Bryn Mawr Classical Review 2001.07.11
Manfred Fuhrmann (ed.), Anaximenes: Ars Rhetorica: quae vulgo fertur Aristotelis ad Alexandrum. Biblioteca Teubneriana. Munich: K.G. Saur Verlag, 2000. Pp. xlviii, 114. ISBN 3-598-71983-3. DM 98.00.
Reviewed by Judson Herrman, Department of the Classics, Harvard University (email@example.com)
Word count: 451 words
The first edition of Fuhrmann's (F.) text of Anaximenes' Ars Rhetorica was published in 1966. Reviewers commended the thoroughness of that edition, which was the first to utilize fully the extensive third-century B.C. papyrus fragment and two early Latin translations. The most commonly expressed criticism was that F.'s objectives were inconsistent. Between the time of the papyrus and the Byzantine manuscripts, the text was reworked to agree more closely with the Rhetoric of Aristotle. Where the papyrus survives F. gives preference to the earlier text, but elsewhere he is inconsistent, usually presenting the later revision, but sometimes emending or obelizing in an effort to return to the original version.
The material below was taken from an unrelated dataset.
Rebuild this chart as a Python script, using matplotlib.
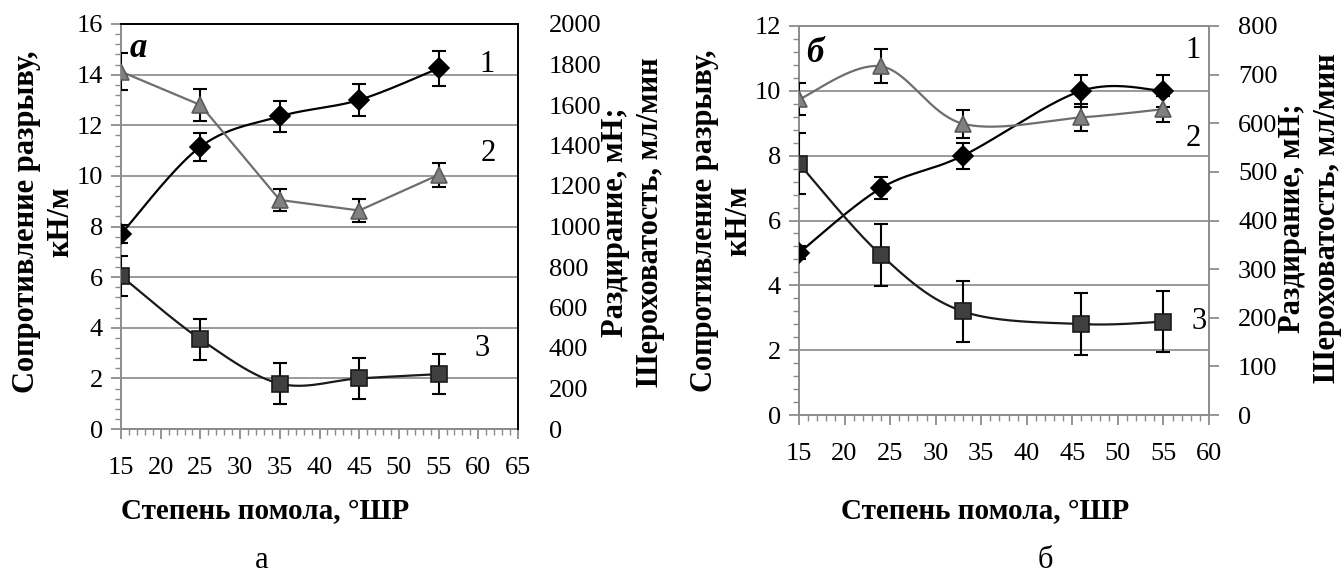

F.'s second edition doesn't address those criticisms, because, as he explains in a brief new preface, "toti operi originarium textum ut redderem, me assequi posse non credidi." As in the first edition, he frequently points out material that he suspects of lateness in his apparatus. The main goal of this new edition is to consider more specific suggestions put forward in reviews of the first edition and in three articles that appeared not long after the first edition was published.1
There are a total of about sixty changes to the text or apparatus between the first and second editions. The great majority consist of new notes in the apparatus arising from the suggestions made by Kassel, Reeve or Zwierlein. The printed text is changed in about thirty places. About half of these changes are the result of suggestions made by those three scholars.2 Perhaps a few of these changes, such as Reeve's six-word supplement at 64.9, which he offered only as an example of the sort of thing that may be missing, should not have been incorporated in the text. But in such cases, the angle-brackets will alert readers to consult the apparatus. Most of the other changes are the result of F. thinking twice about attempting to improve upon the transmitted text. He often expresses new confidence in manuscript readings, abandoning the editorial additions, deletions, lacunae or daggers that were printed in the first edition.3 In addition to the proposals put forward by Kassel, Reeve and Zwierlein, F. also introduces two new emendations and prints an addition put forward by Schenkeveld in a review of the first edition.4
The prefatio, indexes and stemma codicum insert are unchanged from the first edition.5 Two items have been added to the conspectus commentationum.6 The volume is well produced. The pages of the original edition have been mechanically reproduced and an unobtrusive change in typeface can sometimes be seen in the relatively few lines that were changed for the new edition. I noticed only two minor typos, both of which were introduced in the new edition.7
1. In the order of their appearance: R. Kassel, "Textvorschla+ge zur Rhetorik das Anaximenes," Philologus 111 (1967) 122-126; O. Zwierlein, "Zum Text der Anaximenes-Rhetorik," Rheinisches Museum 112 (1969) 72-84; M. D. Reeve, "Notes on Anaximenes' Τέχνη ῥητορική," Classical Quarterly 20 (1970) 237-241.
2. 4.22 (references are to page and line of F.'s text), 18.2, 24.4, 27.15, 30.21, 33.3, 34.4, 45.16, 46.19-20, 52.23-53.2, 62.21, 64.9, 70.16, 70.19, 82.13, 96.16.
3. 25.16, 33.7-8, 37.3-4, 42.8, 49.13, 61.25, 86.23-24, 89.1.
4. 24.1, 72.26-27, 89.23.
5. The entry for τάττω in the index verborum notabiliorum should now refer to 70.16.
6. Barwick 1966-1967 and Stapleton 1977; the entry for Fuhrmann 1964-1965 has been expanded.
7. μἑν is printed for μέν in the apparatus at 34.13 and line numbers 10 and 15 are omitted from the right margin of 64.